Monday, September 9, 2013

At least. . .

Richard John Neuhaus' Freedom for Ministry remains my favorite of all his books.  It was written nearly 35 years ago when the cusp of youthful idealism had met the catholic soul of the man and come to some measure both of peace and wisdom.  It was written as I was about to begin my journey as a Lutheran Pastor and I first read it back in 1979 (though I cannot for the life of me recall what I did with that copy of the book).  If Neuhaus found then a certain awkwardness about Christian ministry that seemed not accidental but essential, how much more true it is today.  In a phrase, he spoke of Pastors as ambassadors of a "disputed sovereignty"; I think that statement is even more applicable to the situation in which most clergy find themselves today than it was some 35 years ago.

Neuhaus found worship central both to the pastoral identity and to the pastoral vocation.  Here he as both the worship life of the Pastor and the pastoral calling as priest of Word and Sacraments to the priestly people of God.  He observes that while worship is not the sum total of Christian faith and life, it is at least the minimal discipline of the Christian.  As a Pastor I find myself both in full agreement with RJN and as an apologist for that point of view with even Lutheran people who seem to find worship optional to the exercise of a Christian faith.  How can this be?  Have we become so individualistic in our understanding of faith and so skeptical of the communal nature both of the life we were created for and the life to which we were redeemed?

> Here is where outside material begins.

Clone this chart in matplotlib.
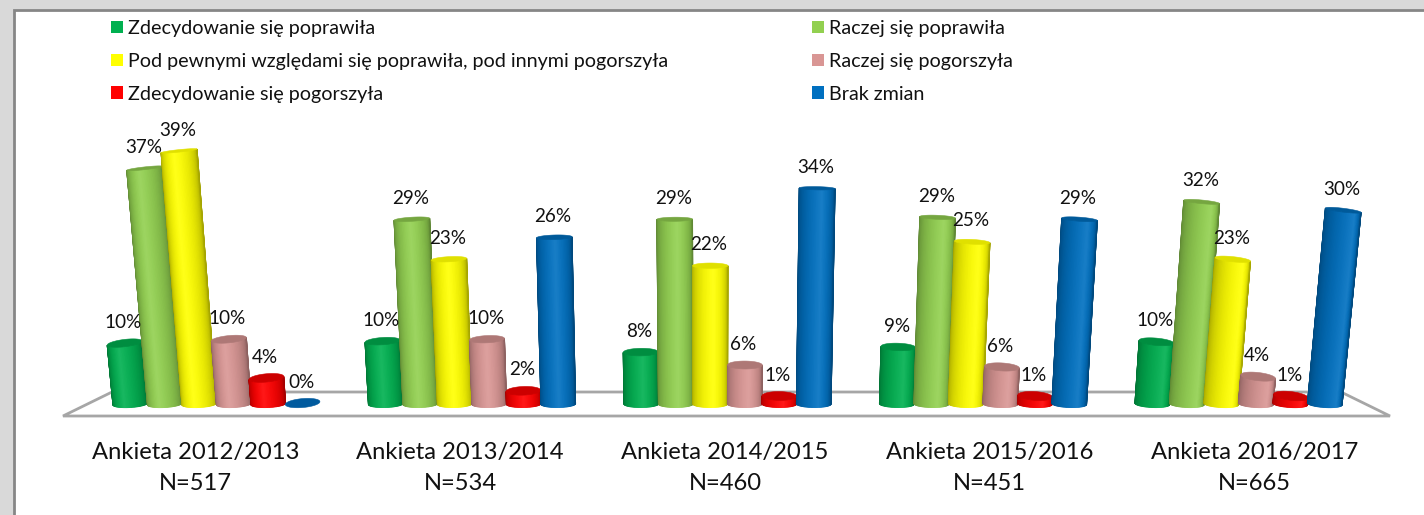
import matplotlib
matplotlib.use('Agg')
import matplotlib.pyplot as plt
from matplotlib.colors import LinearSegmentedColormap, to_rgb
from matplotlib.patches import Patch, Polygon, Rectangle
import numpy as np

surveys = ['Ankieta 2012/2013', 'Ankieta 2013/2014', 'Ankieta 2014/2015', 'Ankieta 2015/2016', 'Ankieta 2016/2017']
sample_sizes = [517, 534, 460, 451, 665]
answers = ['Zdecydowanie się poprawiła', 'Raczej się poprawiła',
           'Pod pewnymi względami się poprawiła, pod innymi pogorszyła', 'Raczej się pogorszyła',
           'Zdecydowanie się pogorszyła', 'Brak zmian']

# one list per answer, one value per survey
strongly_better = [9.6, 9.9, 8.2, 9.0, 9.8]
rather_better = [36.7, 28.8, 28.8, 29.1, 31.5]
mixed = [39.4, 22.6, 21.6, 25.3, 22.6]
rather_worse = [10.2, 10.2, 6.2, 5.9, 4.4]
strongly_worse = [4.2, 2.2, 1.4, 1.4, 1.4]
no_change = [0.3, 26.0, 33.6, 28.8, 30.2]
series = [strongly_better, rather_better, mixed, rather_worse, strongly_worse, no_change]

colors = ['#00B050', '#92D050', '#FFFF00', '#D99694', '#FF0000', '#0070C0']
border_color = '#868686'
floor_color = '#A6A6A6'
background_color = '#D9D9D9'

W, H = 1424, 515
plt.rcParams['font.family'] = 'Lato'

# pixel layout of the chart
px_per_group = 255.5
px_per_pct = 6.45
group0_px = 216.5
base_px = 405
floor_front_px = 416
floor_back_px = 392
left_px, right_px = 63, 1390
top_px = 10
vanish_px = 712

step = 34.5 / px_per_group
half_w = 17.3 / px_per_group
vanish = (vanish_px - group0_px) / px_per_group
lean = 0.001  # how far the tops spread out per percent


def shade(color, pos, highlight):
    # cylinder look: dark edges, bright stripe at highlight
    rgb = np.array(to_rgb(color))
    d = np.where(pos < highlight, (highlight - pos) / highlight, (pos - highlight) / (1 - highlight))
    factor = 1 - 0.36 * d[..., None] ** 1.6
    bright = rgb + (1 - rgb) * 0.10 * (1 - d[..., None]) ** 3
    return np.clip(bright * factor, 0, 1)


def draw_bar(ax, x, v, color, z):
    t = np.linspace(0, 1, 41)
    angle = t * np.pi
    spread = 1 + lean * v
    x_top = vanish + (x - vanish) * spread
    w_top = half_w * spread
    slope = -(x - vanish) * px_per_group * 0.0002 * px_per_group / px_per_pct
    cap_h = max(9 - 0.17 * v, 2.5) / 2 / px_per_pct
    bot_h = 3.5 / px_per_pct

    xb = x - half_w * np.cos(angle)
    xt = x_top - w_top * np.cos(angle)
    yb = -bot_h * np.sin(angle) + slope * 0.5 * (xb - x) + bot_h * 0.3
    yt = v - cap_h * np.sin(angle) + slope * (xt - x_top)

    highlight = 0.42 + 0.28 * (x / (2 * vanish))
    if v > 0.5:
        cmap = LinearSegmentedColormap.from_list('bar', shade(color, t, highlight))
        mesh = ax.pcolormesh(np.vstack([xb, xt]), np.vstack([yb, yt]), np.vstack([t, t]),
                             shading='gouraud', cmap=cmap, vmin=0, vmax=1, zorder=z)
        mesh.set_clip_on(False)
    # top cap
    a = np.linspace(0, 2 * np.pi, 60)
    cx = x_top + w_top * np.cos(a)
    cy = v + cap_h * np.sin(a) + slope * (cx - x_top)
    cap = np.array(to_rgb(color)) * 0.8
    if v <= 0.5:
        cap = np.array(to_rgb('#005A9E'))
    elif color == '#FFFF00':
        cap = np.array(to_rgb('#E0E000'))
    ax.add_patch(Polygon(np.column_stack([cx, cy]), closed=True, facecolor=cap, edgecolor=cap, lw=0.4,
                         zorder=z + 0.1, clip_on=False))


fig = plt.figure(figsize=(W / 100, H / 100), dpi=100)
fig.patch.set_facecolor(background_color)

# white chart area with the grey frame on top and left
fig.add_artist(Rectangle((13.5 / W, -0.02), 1, 1.02 - 10 / H, transform=fig.transFigure,
                         facecolor='white', edgecolor=border_color, lw=2, zorder=-1))

ax = fig.add_axes([left_px / W, 1 - floor_front_px / H, (right_px - left_px) / W, (floor_front_px - top_px) / H])
ax.patch.set_alpha(0)
ax.set_xlim((left_px - group0_px) / px_per_group, (right_px - group0_px) / px_per_group)
ax.set_ylim((base_px - floor_front_px) / px_per_pct, (base_px - top_px) / px_per_pct)
for name, spine in ax.spines.items():
    spine.set_visible(False)

# floor of the 3D chart
x0, x1 = ax.get_xlim()
y0 = ax.get_ylim()[0]
y_back = (base_px - floor_back_px) / px_per_pct
inset = 49 / px_per_group
ax.add_patch(Polygon([(x0, y0), (x1, y0), (x1 - inset, y_back), (x0 + inset, y_back)], closed=True,
                     facecolor='white', edgecolor=floor_color, lw=2, zorder=1, clip_on=False))

# bars and their labels
for g in range(len(surveys)):
    for s, values in enumerate(series):
        v = values[g]
        x = g + (s - 2.5) * step
        draw_bar(ax, x, v, colors[s], 2 + s + g * 10)
for g in range(len(surveys)):
    for s, values in enumerate(series):
        v = values[g]
        x = g + (s - 2.5) * step
        x_top = vanish + (x - vanish) * (1 + lean * v)
        ax.annotate(f'{round(v)}%', (x_top, v), xytext=(-1, 15), textcoords='offset points',
                    ha='center', va='center', fontsize=13.6, color='#111111', zorder=100,
                    annotation_clip=False)

# category labels sit on the wider front edge of the floor
tick_pos = [(725 - group0_px) / px_per_group + (i - 2) * 264.75 / px_per_group for i in range(len(surveys))]
ax.set_xticks(tick_pos)
ax.set_xticklabels([f'{name}\nN={n}' for name, n in zip(surveys, sample_sizes)], fontsize=17.1, color='#111111',
                   linespacing=1.6)
ax.tick_params(axis='x', length=0, pad=18.5)
ax.set_yticks([])

# legend, filled column by column
order = [0, 2, 4, 1, 3, 5]
handles = [Patch(facecolor=colors[i], edgecolor='none', label=answers[i]) for i in order]
fig.legend(handles=handles, ncol=2, frameon=False, loc='upper left',
           bbox_to_anchor=(111 / W, 1 - 20 / H), fontsize=14.2, labelcolor='#111111',
           borderaxespad=0, borderpad=0,
           handlelength=0.61, handleheight=0.61, handletextpad=0.25, columnspacing=7.3, labelspacing=0.8)

fig.savefig('out.png', dpi=100, facecolor=fig.get_facecolor())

I hear all the time from the occasionally delinquent as well as the long term lapsed that I should not presume that they have fallen from the faith merely because they have been absent from the gathering of God's baptized people on the Lord's Day in the Lord's House, around the Lord's Word and Table.  No, I am told, this is a false assumption and one which I dare not presume to make.  Yet this is the same Lutheranism in which Dr. Martin's minimum of 4 times a year was considered the least of the koinonia of church life lest we presume they do not believe and despise the Word and Sacrament of the Lord.  What began as a minimal threshold of faithfulness ended up marking generations of Lutherans as the level of participation that was good, right, and salutary.

RJN is absolutely right.  Place in worship does not equate perfectly to living faith but it is the minimal discipline of the Christian.  While it is surely true that failure to be together with the people of the Lord around His Word and Supper may not mean that faith is dead, how can this absence from the communal life of the baptized around the pure preaching of the Gospel and right administration of the sacraments be a marker of Christian vitality and trust?

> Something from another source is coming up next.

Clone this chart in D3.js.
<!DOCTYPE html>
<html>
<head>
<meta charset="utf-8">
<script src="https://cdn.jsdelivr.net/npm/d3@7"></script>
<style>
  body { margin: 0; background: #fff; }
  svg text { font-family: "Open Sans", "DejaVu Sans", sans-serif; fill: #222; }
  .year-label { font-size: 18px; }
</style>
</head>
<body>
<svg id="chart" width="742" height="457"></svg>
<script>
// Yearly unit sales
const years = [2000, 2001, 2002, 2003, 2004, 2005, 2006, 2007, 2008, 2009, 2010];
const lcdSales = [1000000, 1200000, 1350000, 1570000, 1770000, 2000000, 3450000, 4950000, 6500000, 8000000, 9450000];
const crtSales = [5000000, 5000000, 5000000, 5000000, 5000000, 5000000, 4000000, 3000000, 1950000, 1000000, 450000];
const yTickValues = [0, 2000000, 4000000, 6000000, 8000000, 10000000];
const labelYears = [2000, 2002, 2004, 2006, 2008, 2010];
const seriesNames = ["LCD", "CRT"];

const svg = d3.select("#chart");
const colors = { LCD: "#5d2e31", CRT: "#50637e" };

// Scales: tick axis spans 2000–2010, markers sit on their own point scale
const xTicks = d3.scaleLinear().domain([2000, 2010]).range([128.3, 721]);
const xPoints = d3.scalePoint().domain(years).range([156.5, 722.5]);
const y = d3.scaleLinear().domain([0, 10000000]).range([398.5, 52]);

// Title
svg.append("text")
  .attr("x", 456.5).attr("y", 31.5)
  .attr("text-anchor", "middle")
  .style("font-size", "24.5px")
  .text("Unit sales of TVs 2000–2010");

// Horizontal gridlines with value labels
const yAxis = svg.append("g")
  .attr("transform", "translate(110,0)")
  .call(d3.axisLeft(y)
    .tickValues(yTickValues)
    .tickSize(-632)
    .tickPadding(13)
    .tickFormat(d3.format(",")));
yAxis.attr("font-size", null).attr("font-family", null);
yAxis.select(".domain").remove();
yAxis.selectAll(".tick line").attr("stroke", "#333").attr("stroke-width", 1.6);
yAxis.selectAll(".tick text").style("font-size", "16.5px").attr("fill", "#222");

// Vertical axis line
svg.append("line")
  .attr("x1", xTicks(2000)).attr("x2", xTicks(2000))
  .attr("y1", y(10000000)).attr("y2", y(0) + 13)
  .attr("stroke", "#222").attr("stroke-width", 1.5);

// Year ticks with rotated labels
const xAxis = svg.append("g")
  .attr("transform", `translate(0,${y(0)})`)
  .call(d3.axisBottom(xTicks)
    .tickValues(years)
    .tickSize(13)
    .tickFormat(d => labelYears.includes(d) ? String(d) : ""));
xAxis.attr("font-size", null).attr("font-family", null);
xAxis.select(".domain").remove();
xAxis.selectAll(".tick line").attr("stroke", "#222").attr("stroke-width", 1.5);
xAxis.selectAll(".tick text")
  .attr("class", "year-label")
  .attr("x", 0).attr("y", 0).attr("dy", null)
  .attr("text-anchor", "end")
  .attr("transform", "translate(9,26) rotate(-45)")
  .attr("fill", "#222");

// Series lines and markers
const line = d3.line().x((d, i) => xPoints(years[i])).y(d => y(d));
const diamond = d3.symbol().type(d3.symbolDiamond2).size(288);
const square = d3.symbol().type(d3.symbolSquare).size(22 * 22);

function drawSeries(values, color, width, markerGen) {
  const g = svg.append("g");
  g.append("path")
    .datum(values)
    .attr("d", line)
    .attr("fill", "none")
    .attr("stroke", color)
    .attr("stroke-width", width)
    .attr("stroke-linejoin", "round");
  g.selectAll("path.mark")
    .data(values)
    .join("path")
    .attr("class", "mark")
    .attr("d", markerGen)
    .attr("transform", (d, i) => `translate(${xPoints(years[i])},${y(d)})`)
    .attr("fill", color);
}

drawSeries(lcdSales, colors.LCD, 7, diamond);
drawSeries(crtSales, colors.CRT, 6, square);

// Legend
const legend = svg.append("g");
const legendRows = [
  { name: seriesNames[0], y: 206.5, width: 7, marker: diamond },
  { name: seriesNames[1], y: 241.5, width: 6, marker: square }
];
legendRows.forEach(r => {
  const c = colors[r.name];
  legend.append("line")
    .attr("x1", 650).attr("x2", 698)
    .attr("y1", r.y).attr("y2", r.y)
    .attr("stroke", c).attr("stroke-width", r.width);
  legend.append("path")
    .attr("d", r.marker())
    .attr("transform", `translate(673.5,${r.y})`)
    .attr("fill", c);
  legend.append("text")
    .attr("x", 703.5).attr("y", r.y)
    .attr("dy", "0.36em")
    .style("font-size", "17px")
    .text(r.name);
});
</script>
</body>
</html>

The abysmal worship statistics of a third of the rolls actually in church on a Sunday morning is due largely to the fact that we do not say it clearly or loudly or often enough.  Worship may not be everything there is to faith but it is the something that marks you as a Christ both from within and without the Church.  There is always the felicitous inconsistency that despite all evidence to the contrary, faith is alive in a person absent from the worship life of God's people but if such faith cannot muster enough faithfulness to be where the Lord has placed His name, His Word, and His flesh and blood, what are we to think of such faith?

The sermon we call the Book of Hebrews says it pointedly.  Do not neglect the meeting together as some do.  In other words, go to church.  Be attentive to the voice of the Word.  Remember the baptism in which you died the old life to rise the new person in Christ.  Repent of your sins and believe the forgiveness mediated through the voice of the Pastor in absolution.  Renew your faith through the blessed food of Christs body and blood.  Return to the world as a witness to the Light and not as one who feels most at home in the shadows of its darkness.  Rejoice in the hope that is within you so that you may give good answer when you are questioned by those who do not yet know Christ.  Endure the struggles in the knowledge that he who has the eternal victory can survive the next few minutes, hours, and days.  Do the good works that proceed from the new heart Christ has placed in you, delighting in the things of God, the work of God, and the will of God for the sake of your neighbor.  Worship is not everything but neither is it nothing.  How can the Christian life flow rich and full within us without having its source in the Word and Sacrament?  How long can faith live in us without the rich and blessed food of the means of grace to sustain it and us?

At least worship.  It is the minimal discipline of the Christian.  Not its sum total but surely its significant beginning.

1 comment:

Dr.D said...

Amen, Amen!!

Worship, regular worship, is essential for any Christian, and doubly so for a priest. If we do not stay close to Christ, we cannot represent Him properly to the world.